A community website usually isn’t top of mind as a delivery channel, but it’s where discussion can live for your users. You can often generate and pull insights about what it is attendees want to get out of their experience — not to mention their top pain points in working with your company that you can address from a messaging standpoint on the main stage.

Ultimately, you want attendees to establish relationships by the time your event concludes — and hopefully, they don’t want to let those connections die. Your post-event delivery channel strategy can focus on fostering that community in another digital format.

4. Measure as you go. Typically, the only way event planners measure audience response is with a post-event survey that illuminates how the program’s logistical aspects worked for attendees. But to make your event a catalyst for real change, thread ROI metrics throughout the entire campaign and pinpoint specific changes in audience thoughts, perspectives, and actions. Whenever possible, conduct event audits to gain a deeper understanding of what works, what can improve, and what needs to change.

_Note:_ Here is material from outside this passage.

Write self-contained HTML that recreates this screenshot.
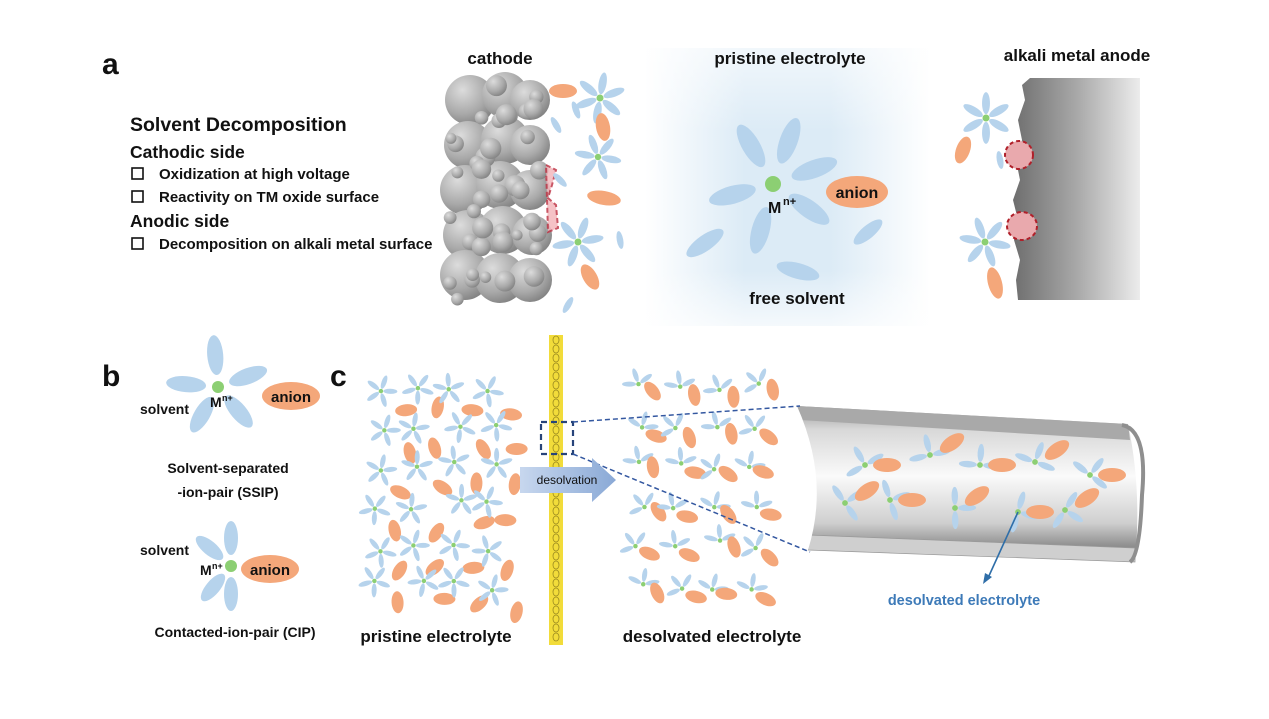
<!DOCTYPE html>
<html><head><meta charset="utf-8">
<style>
body{margin:0;background:#fff;}
svg text{font-family:"Liberation Sans",Arial,sans-serif;font-weight:bold;fill:#111;}
</style></head>
<body>
<svg id="s" width="1269" height="714" viewBox="0 0 1269 714" xmlns="http://www.w3.org/2000/svg">
<defs>
<linearGradient id="panel" x1="0" x2="1" y1="0" y2="0">
<stop offset="0" stop-color="#fff"/><stop offset="0.35" stop-color="#dcebf6"/><stop offset="0.65" stop-color="#dcebf6"/><stop offset="1" stop-color="#fff"/></linearGradient>
<linearGradient id="panelv" x1="0" x2="0" y1="0" y2="1">
<stop offset="0" stop-color="#fff" stop-opacity="0.6"/><stop offset="0.3" stop-color="#fff" stop-opacity="0"/><stop offset="0.8" stop-color="#fff" stop-opacity="0"/><stop offset="1" stop-color="#fff" stop-opacity="0.7"/></linearGradient>
<linearGradient id="anode" x1="0" x2="1"><stop offset="0" stop-color="#6e6e6e"/><stop offset="0.5" stop-color="#a8a8a8"/><stop offset="1" stop-color="#ececec"/></linearGradient>
<radialGradient id="sph" cx="0.35" cy="0.3" r="0.8"><stop offset="0" stop-color="#dcdcdc"/><stop offset="0.6" stop-color="#a9a9a9"/><stop offset="1" stop-color="#7a7a7a"/></radialGradient>
<linearGradient id="tube" x1="0" x2="0" y1="0" y2="1"><stop offset="0" stop-color="#9a9a9a"/><stop offset="0.15" stop-color="#d8d8d8"/><stop offset="0.45" stop-color="#fafafa"/><stop offset="0.75" stop-color="#cfcfcf"/><stop offset="0.9" stop-color="#8d8d8d"/><stop offset="1" stop-color="#b0b0b0"/></linearGradient>
<linearGradient id="arr" x1="0" x2="1"><stop offset="0" stop-color="#c7d7ee"/><stop offset="1" stop-color="#8aa9d6"/></linearGradient>
</defs>

<rect x="645" y="48" width="285" height="278" fill="url(#panel)"/>
<rect x="645" y="48" width="285" height="278" fill="url(#panelv)"/>
<g id="cath"></g>
<path d="M546 165 L556 170 L552 185 L548 198 L556 205 L558 228 L548 232 Z" fill="#f4b8bd" stroke="#c0394a" stroke-width="2" stroke-dasharray="5,3" opacity="0.85"/>
<path d="M1030 78 L1140 78 L1140 300 L1018 300 L1016 280 L1020 260 L1014 240 L1018 220 L1013 200 L1020 180 L1016 160 L1022 140 L1018 120 L1025 100 L1022 85 Z" fill="url(#anode)"/>
<ellipse cx="1019" cy="155" rx="14" ry="14" fill="#e9a9ad" stroke="#b0202a" stroke-width="2" stroke-dasharray="4,3"/>
<ellipse cx="1022" cy="226" rx="15" ry="14" fill="#e9a9ad" stroke="#b0202a" stroke-width="2" stroke-dasharray="4,3"/>

<rect x="549" y="335" width="14" height="310" fill="#f2dc3a"/>
<g id="bar"></g>
<!-- tube -->
<path d="M797 406 L1128 424 Q1142 490 1135 562 L808 550 Q818 480 797 406 Z" fill="url(#tube)"/>
<path d="M797 406 L1128 424 L1130 440 L800 420 Z" fill="#a9a9a9"/>
<path d="M808 535 L1135 548 L1135 562 L808 550 Z" fill="#cfcfcf" stroke="#999" stroke-width="0.7"/>
<path d="M797 406 Q830 480 808 550 L790 550 L790 406 Z" fill="#fff"/>
<path d="M1122 425 Q1148 430 1142 495 Q1140 555 1130 562" fill="none" stroke="#8f8f8f" stroke-width="4"/>
<g id="tubemol"></g>
<g id="mols"></g>

<text x="102" y="74" font-size="30">a</text>
<text x="130" y="131" font-size="19.5">Solvent Decomposition</text>
<text x="130" y="158" font-size="17.5">Cathodic side</text>
<rect x="132" y="168" width="11" height="11" fill="none" stroke="#111" stroke-width="1.6"/>
<text x="159" y="179" font-size="15">Oxidization at high voltage</text>
<rect x="132" y="191" width="11" height="11" fill="none" stroke="#111" stroke-width="1.6"/>
<text x="159" y="202" font-size="15">Reactivity on TM oxide surface</text>
<text x="130" y="227" font-size="17.5">Anodic side</text>
<rect x="132" y="238" width="11" height="11" fill="none" stroke="#111" stroke-width="1.6"/>
<text x="159" y="249" font-size="15">Decomposition on alkali metal surface</text>

<text x="500" y="64" font-size="17" text-anchor="middle">cathode</text>
<text x="790" y="64" font-size="17" text-anchor="middle">pristine electrolyte</text>
<text x="797" y="304" font-size="17" text-anchor="middle">free solvent</text>
<text x="768" y="213" font-size="16">M</text><text x="783" y="205" font-size="11">n+</text>
<ellipse cx="857" cy="192" rx="31" ry="16" fill="#f4a77a"/>
<text x="857" y="198" font-size="16" text-anchor="middle">anion</text>
<text x="1077" y="61" font-size="17" text-anchor="middle">alkali metal anode</text>

<text x="102" y="386" font-size="30">b</text>
<text x="330" y="386" font-size="30">c</text>
<text x="210" y="407" font-size="14">M</text><text x="222" y="401" font-size="9">n+</text>
<ellipse cx="291" cy="396" rx="29" ry="14" fill="#f4a77a"/>
<text x="291" y="402" font-size="15" text-anchor="middle">anion</text>
<text x="140" y="414" font-size="14">solvent</text>
<text x="228" y="473" font-size="14" text-anchor="middle">Solvent-separated</text>
<text x="228" y="497" font-size="14" text-anchor="middle">-ion-pair (SSIP)</text>
<text x="140" y="555" font-size="14">solvent</text>
<text x="200" y="575" font-size="14">M</text><text x="212" y="569" font-size="9">n+</text>
<ellipse cx="270" cy="569" rx="29" ry="14" fill="#f4a77a"/>
<text x="270" y="575" font-size="15" text-anchor="middle">anion</text>
<text x="235" y="637" font-size="14" text-anchor="middle">Contacted-ion-pair (CIP)</text>

<rect x="541" y="422" width="32" height="32" fill="none" stroke="#27447a" stroke-width="2.2" stroke-dasharray="6,4"/>
<line x1="573" y1="422" x2="800" y2="406" stroke="#3357a0" stroke-width="1.5" stroke-dasharray="5,3"/>
<line x1="573" y1="454" x2="810" y2="552" stroke="#3357a0" stroke-width="1.5" stroke-dasharray="5,3"/>
<path d="M520 467 L592 467 L592 458 L616 480 L592 502 L592 493 L520 493 Z" fill="url(#arr)"/>
<text x="567" y="484" font-size="12" text-anchor="middle" style="font-weight:normal">desolvation</text>

<line x1="1018" y1="512" x2="988" y2="578" stroke="#2f6ea8" stroke-width="1.6"/>
<path d="M983 584 L985 573 L992 577 Z" fill="#2f6ea8"/>
<text x="964" y="605" font-size="14.5" text-anchor="middle" style="fill:#3d7ab8">desolvated electrolyte</text>
<text x="436" y="642" font-size="17" text-anchor="middle">pristine electrolyte</text>
<text x="712" y="642" font-size="17" text-anchor="middle">desolvated electrolyte</text>
</svg>
<script>
var NS="http://www.w3.org/2000/svg";
function el(p,t,a){var e=document.createElementNS(NS,t);for(var k in a)e.setAttribute(k,a[k]);document.getElementById(p).appendChild(e);return e;}
var seed=7;function rnd(){seed=(seed*16807)%2147483647;return (seed-1)/2147483646;}
function mol(p,x,y,s,n,rot,skip){n=n||5;rot=rot||0;
 for(var i=0;i<n;i++){if(skip&&skip.indexOf(i)>=0)continue;var a=rot+i*360/n;var r=a*Math.PI/180;
  el(p,"ellipse",{cx:x+Math.cos(r)*s*1.35,cy:y+Math.sin(r)*s*1.35,rx:s,ry:s*0.36,fill:"#b6d3ec",transform:"rotate("+a+" "+(x+Math.cos(r)*s*1.35)+" "+(y+Math.sin(r)*s*1.35)+")"});}
 el(p,"circle",{cx:x,cy:y,r:s*0.32,fill:"#8ccf73"});}
function an(p,x,y,rx,ry,a){el(p,"ellipse",{cx:x,cy:y,rx:rx,ry:ry,fill:"#f4a77a",transform:"rotate("+a+" "+x+" "+y+")"});}
function sol(p,x,y,s,a){el(p,"ellipse",{cx:x,cy:y,rx:s,ry:s*0.36,fill:"#b6d3ec",transform:"rotate("+a+" "+x+" "+y+")"});}
var cs=[[470,100,25],[505,95,23],[530,100,20],[468,145,24],[505,140,24],[530,145,20],[465,190,25],[500,185,24],[530,190,20],[468,235,25],[503,230,24],[532,235,20],[465,275,25],[500,278,25],[530,280,22]];
cs.forEach(function(c){el("cath","circle",{cx:c[0],cy:c[1],r:c[2],fill:"url(#sph)"});});
for(var i=0;i<40;i++){el("cath","circle",{cx:450+rnd()*95,cy:85+rnd()*215,r:5+rnd()*6,fill:"url(#sph)"});}
mol("mols",600,98,11,6,-20);mol("mols",598,157,10,6,10);mol("mols",578,242,11,6,-10);
an("mols",563,91,14,7,0);an("mols",603,127,14,7,80);an("mols",604,198,17,7,10);an("mols",590,277,14,7,60);
[[556,125,60],[576,110,70],[560,180,45],[620,240,80],[568,305,120]].forEach(function(v){sol("mols",v[0],v[1],9,v[2]);});
[[-120,44],[-70,46],[-20,44],[35,44],[105,48],[165,42]].forEach(function(v){var a=v[0];var r=a*Math.PI/180;var x=773+Math.cos(r)*v[1],y=184+Math.sin(r)*v[1];
 el("mols","ellipse",{cx:x,cy:y,rx:24,ry:9,fill:"#b6d3ec",transform:"rotate("+a+" "+x+" "+y+")"});});
el("mols","circle",{cx:773,cy:184,r:8,fill:"#8ccf73"});
sol("mols",705,243,22,-35);sol("mols",798,271,22,15);sol("mols",868,232,18,-40);
mol("mols",986,118,11,6,-30);mol("mols",985,242,11,6,10);an("mols",963,150,14,7,110);an("mols",995,283,16,7,75);sol("mols",1000,160,9,80);
[-95,-20,50,120,185].forEach(function(a){var r=a*Math.PI/180;var x=218+Math.cos(r)*32,y=387+Math.sin(r)*32;
 el("mols","ellipse",{cx:x,cy:y,rx:20,ry:8,fill:"#b6d3ec",transform:"rotate("+a+" "+x+" "+y+")"});});
el("mols","circle",{cx:218,cy:387,r:6,fill:"#8ccf73"});
[-140,-90,90,130].forEach(function(a){var r=a*Math.PI/180;var x=231+Math.cos(r)*28,y=566+Math.sin(r)*28;
 el("mols","ellipse",{cx:x,cy:y,rx:17,ry:7,fill:"#b6d3ec",transform:"rotate("+a+" "+x+" "+y+")"});});
el("mols","circle",{cx:231,cy:566,r:6,fill:"#8ccf73"});
for(var j=0;j<6;j++)for(var i=0;i<4;i++){var x=372+i*38+rnd()*14,y=380+j*40+rnd()*12;mol("mols",x,y,7,5,rnd()*72);
 an("mols",x+18+rnd()*8,y+18+rnd()*6,11,6,rnd()*180);}
for(var j=0;j<6;j++)for(var i=0;i<4;i++){var x=635+i*38+rnd()*10,y=380+j*40+rnd()*10;mol("mols",x,y,7,5,rnd()*72,[0,1]);
 an("mols",x+14,y+4+rnd()*6,11,6,rnd()*90);}
for(var y=340;y<640;y+=9){el("bar","ellipse",{cx:556,cy:y,rx:3,ry:4,fill:"none",stroke:"#9a8a20","stroke-width":0.8});}
[[865,465,0],[930,455,1],[980,465,0],[1035,462,1],[1090,475,0],[845,503,0],[890,500,1],[955,508,0],[1018,512,1],[1065,510,0]].forEach(function(m,k){
 mol("tubemol",m[0],m[1],9,4,-30+k*17,[1]);an("tubemol",m[0]+22,m[1]-(k%2?12:0),14,7,k%2?-35:0);});
</script>
</body></html>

Surveys are certainly one way to measure against benchmarks, but they need to go beyond logistical questions and can’t wait until after the event. Start with the end in mind, or what it is you want to achieve. A survey can help identify where you successfully moved the needle on those objectives and where the gaps are that still need to be filled. If you survey your audiences in advance of the event, you can actually use the results to understand where to focus content during the actual experience.

Say, for example, that a survey before the event reveals 90% of attendees feel like they need training in the same three business areas. Through all of the benchmarking before your event, you’ll know to emphasize those areas in your content. During and after the event, you can use the survey to determine your success regarding the messaging you delivered, lessons attendees learned, and what they got to practice during the experience. You’ll determine whether attendees ultimately felt they learned what they needed to about those top three business areas.

An effective campaign doesn’t involve a set-it-and-forget-it strategy. The great thing about any marketing campaign is the ability to understand your reach and relevance with your audience as you go and see what resonates with them in real time, meaning you can refine the strategy along the way. By the time you get to the event itself, you’ve already created a touchpoint that’s hypertargeted and hyperrelevant to what you’ve found to be successful (or not) through the entire campaign continuum.

After the event, analyze your survey results and transform the data into action plans that balance your campaigns. After all, your audiences now have expectations about the event and the learning they’ll receive. From your communications before the event, attendees will understand precisely what your goals are for the experience and what they’ll get out of it. You can’t let those objectives drop off just because you didn’t have time to fully deliver on them within a three-day program. After all, that doesn’t align with the ongoing value delivery attendees expect. Your pre- and post-event measurements will help you shape the communications map of your year-round campaign messaging and content delivery.

The energy and enthusiasm around events are great news for anyone passionate about bringing events to life — especially during the COVID-19 pandemic. But when the spotlight is brighter, the expectations and pressure are greater. A campaign-focused approach weaves experiences across channels over time, allowing for sustained, broad-spectrum delivery that maximizes impact and ROI.

Nicole Bojic also contributed to this post.